Lead Data Engineer
Madfish
We are looking for a Lead Data Engineer to join our client’s team on an outstaff basis, helping financial institutions combat money laundering and fraud by building resilient, governed, high-quality data platforms.
You will own and evolve the client's Databricks + AWS Lakehouse ecosystem, enabling analysts, investigators, and product teams to derive insights into criminal behavior and act decisively.
This is a hands-on leadership role within the client’s engineering team, where you will design advanced data engineering solutions, enforce lakehouse best practices, mentor engineers, and drive quality, observability, and reliability across all data assets.
Key Responsibilities
- Own end-to-end design, build, optimization, and support of Spark/PySpark pipelines on Databricks (Batch + Streaming).
- Define and enforce Medallion (bronze/silver/gold) architecture standards, schema governance, lineage, and SLAs.
- Build secure and reusable data ingestion flows using NiFi, SFTP/FTPS, APIs, etc.
- Architect secure AWS data infrastructure: S3, IAM, KMS, Glue, Lake Formation, EC2/EKS, Lambda, Step Functions, Secrets Manager.
- Implement orchestration with Airflow, Databricks Workflows, Step Functions; standardize DAG patterns (idempotency, retries, observability).
- Champion data quality: expectations, anomaly detection, reconciliation, contract tests.
- Embed lineage & metadata via Unity Catalog, Glue, OpenLineage for audit and regulatory transparency.
- Drive CI/CD for data assets (IaC, notebook/test automation, artifact versioning, semantic tagging).
- Mentor engineers on distributed data performance, Delta Lake optimization, cost/performance trade-offs.
- Collaborate with Data Science, Product, and Compliance teams to translate analytical needs into robust data models.
- Lead technical design reviews and trade-off decisions.
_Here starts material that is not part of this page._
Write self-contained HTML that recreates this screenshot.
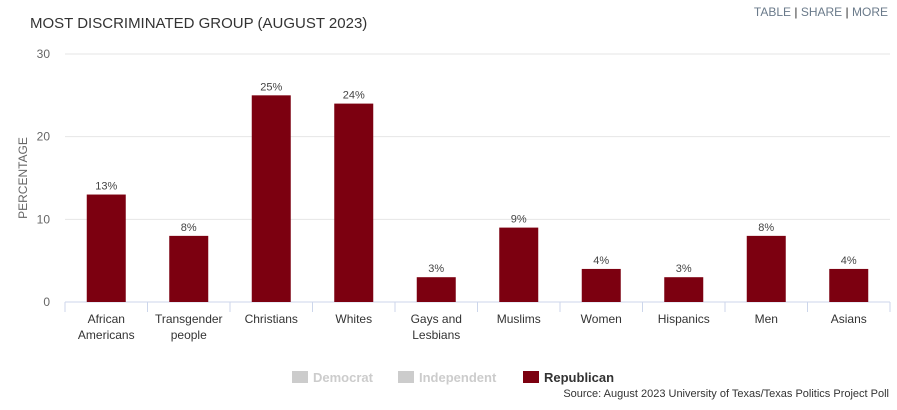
<!DOCTYPE html>
<html><head><meta charset="utf-8"><style>
body{margin:0;width:897px;height:410px;background:#fff;font-family:"Liberation Sans",sans-serif;overflow:hidden;position:relative}
.t{position:absolute;white-space:nowrap}
</style></head><body>
<div class="t" style="left:30px;top:15px;font-size:15px;color:#333">MOST DISCRIMINATED GROUP (AUGUST 2023)</div>
<div class="t" style="right:9px;top:5px;font-size:12px;color:#6a7a8a">
<span>TABLE</span> <span style="color:#333">|</span> <span>SHARE</span> <span style="color:#333">|</span> <span>MORE</span></div>
<svg id="c" width="897" height="410" style="position:absolute;left:0;top:0"></svg>
<div class="t" style="right:8px;top:388px;font-size:11px;color:#333">Source: August 2023 University of Texas/Texas Politics Project Poll</div>
<script>
const categories=[["African","Americans"],["Transgender","people"],["Christians"],["Whites"],["Gays and","Lesbians"],["Muslims"],["Women"],["Hispanics"],["Men"],["Asians"]];
const republican=[13,8,25,24,3,9,4,3,8,4];
const yTicks=[0,10,20,30];
const svg=document.getElementById('c');
const NS='http://www.w3.org/2000/svg';
const x0=65,x1=890,y0=302,y1=54,yMax=30;
const band=(x1-x0)/categories.length;
const ys=v=>y0-(v/yMax)*(y0-y1);
const xc=i=>x0+band*(i+0.5);
function mk(t,a,txt){const e=document.createElementNS(NS,t);for(const k in a)e.setAttribute(k,a[k]);if(txt!=null)e.textContent=txt;svg.appendChild(e);return e;}
yTicks.forEach(v=>{
 const g=mk('line',{x1:x0,x2:x1,y1:ys(v),y2:ys(v),stroke:v?'#e6e6e6':'#ccd6eb'});
 
 
 const l=mk('text',{x:50,y:ys(v)+4,'text-anchor':'end','font-size':12,fill:'#666'},v);
 
 
});
const yt=mk('text',{x:27,y:178,'text-anchor':'middle','font-size':12,fill:'#666',transform:'rotate(-90 27 178)'},'PERCENTAGE');


for(let i=0;i<=categories.length;i++){
 const t=mk('line',{x1:x0+band*i,x2:x0+band*i,y1:y0,y2:y0+10,stroke:'#ccd6eb'});
 
 
}
categories.forEach((c,i)=>{
 const v=republican[i],bw=39;
 const r=mk('rect',{x:xc(i)-bw/2,y:ys(v),width:bw,height:y0-ys(v),fill:'#7c0010'});
 
 
 const lb=mk('text',{x:xc(i),y:ys(v)-5,'text-anchor':'middle','font-size':11,fill:'#444'},v+'%');
 
 
 c.forEach((s,j)=>{
  const t=mk('text',{x:xc(i),y:323+j*16,'text-anchor':'middle','font-size':12,fill:'#333'},s);
  
  
 });
});
const leg=[['Democrat','#ccc','#ccc',292],['Independent','#ccc','#ccc',398],['Republican','#7c0010','#333',523]];
leg.forEach(([n,c,tc,x])=>{
 const r=mk('rect',{x:x,y:371,width:16,height:12,fill:c});
 
 
 const t=mk('text',{x:x+21,y:382,'font-size':13,'font-weight':'bold',fill:tc},n);
 
 
});
</script>
</body></html>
- Support incident response, root-cause investigation, and preventative engineering.
- Drive continuous improvement: backlog triage, sizing, delivery tracking, stakeholder demos.
Requirements
- Expert-level SQL and hands-on experience with Databricks, Snowflake, Python, PySpark.
- Strong background in scalable data models, pipelines, and modern Cloud Lakehouse architecture.
- Proven production experience with Spark/PySpark (clusters, Delta Lake, Photon).
- Experience with Airflow, Databricks Workflows, Step Functions.
- Strong AWS knowledge: S3 layout strategies, IAM, Glue Catalog, Lake Formation, networking, encryption.
- CI/CD experience: Git branching, PR workflows, automated deployments, Terraform/CloudFormation.
- Familiarity with governance & lineage tools (Unity Catalog, OpenLineage, Atlas) and compliance (PII/PCI, retention).
- Strong communication skills and experience working with cross-functional partners (data science, product, compliance, security).
-
Incident management experience (on-call, observability dashboards, MTTR reduction).
Nice to Have
- Experience with Delta Lake, Databricks Lakehouse, and Unity Catalog.
- NiFi ingestion pipelines, Hadoop ecosystem familiarity.
- Python packaging for shared libraries.
- OpenTelemetry or similar observability tooling.
- Financial crime / AML domain exposure.